Salad Base and Toppings

  • 2 bunches Italian kale, tough stems discarded and leaves roughly chopped
  • ⅓ cup salted, roasted pumpkin seeds
  • ⅓ cup chopped toasted hazelnuts
  • 4 ounces goat cheese, crumbled

Creamy Maple Dressing

  • ¼ cup mayonnaise
  • ¼ cup extra-virgin olive oil
  • ¼ cup maple syrup
  • 1 tablespoon stone-ground mustard
  • 1 tablespoon apple cider vinegar
  • 1 teaspoon sea salt
  • ¼ teaspoon freshly cracked black pepper

Instructions

  1. Prepare the vegetables: Preheat your oven to 425°F (220°C).

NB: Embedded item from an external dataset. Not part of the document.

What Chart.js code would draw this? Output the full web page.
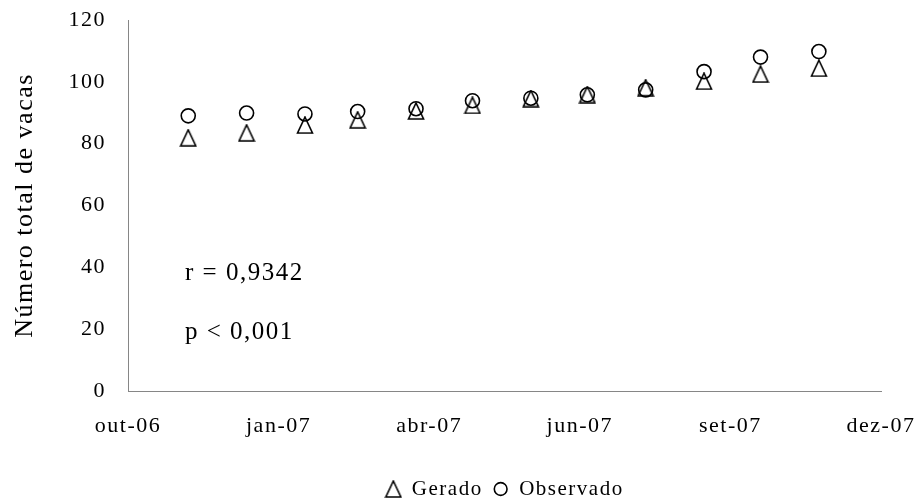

Trim and halve or quarter the Brussels sprouts, peel and quarter the carrot, peel and cube the sweet potatoes and beet, and cut the red onion into thick wedges. This will ensure even roasting and caramelization.
  2. Roast the vegetables: Toss the Brussels sprouts, carrot, sweet potatoes, beet, and red onion with the olive oil and kosher salt until evenly coated. Spread them out in a single layer on a large baking sheet and roast in the preheated oven for about 25-30 minutes, stirring halfway through, until they’re tender and nicely caramelized.
  3. Prepare the kale: While the vegetables roast, discard the tough stems from the Italian kale and roughly chop the leaves. Place them in a large salad bowl.
  4. Make the creamy maple dressing: In a small bowl, whisk together the mayonnaise, extra-virgin olive oil, maple syrup, stone-ground mustard, apple cider vinegar, sea salt, and freshly cracked black pepper until smooth and emulsified.
  5. Assemble the salad: Once the roasted vegetables have cooled slightly but are still warm, add them to the bowl with the chopped kale. Drizzle the creamy maple dressing over the salad and toss everything together gently to combine and coat all ingredients evenly.
  6. Add toppings: Sprinkle the salad with salted roasted pumpkin seeds, chopped toasted hazelnuts, and crumbled goat cheese, adding a variety of texture and flavor to every bite.
  7. Serve: Serve the salad immediately while the roasted vegetables are still warm for the best flavor experience. This salad can also be served at room temperature or chilled.

Notes

  • For a nut-free version, omit the pumpkin seeds and hazelnuts or substitute with toasted sunflower seeds.
  • You can prepare the dressing a day in advance and store it in the refrigerator for convenience.
  • If you prefer a vegan version, substitute the mayonnaise with vegan mayonnaise and omit the goat cheese or replace with a plant-based cheese alternative.
  • Adding a squeeze of fresh lemon juice to the dressing can brighten the flavor if desired.
  • Make sure not to overcrowd the roasting pan to ensure the vegetables roast rather than steam.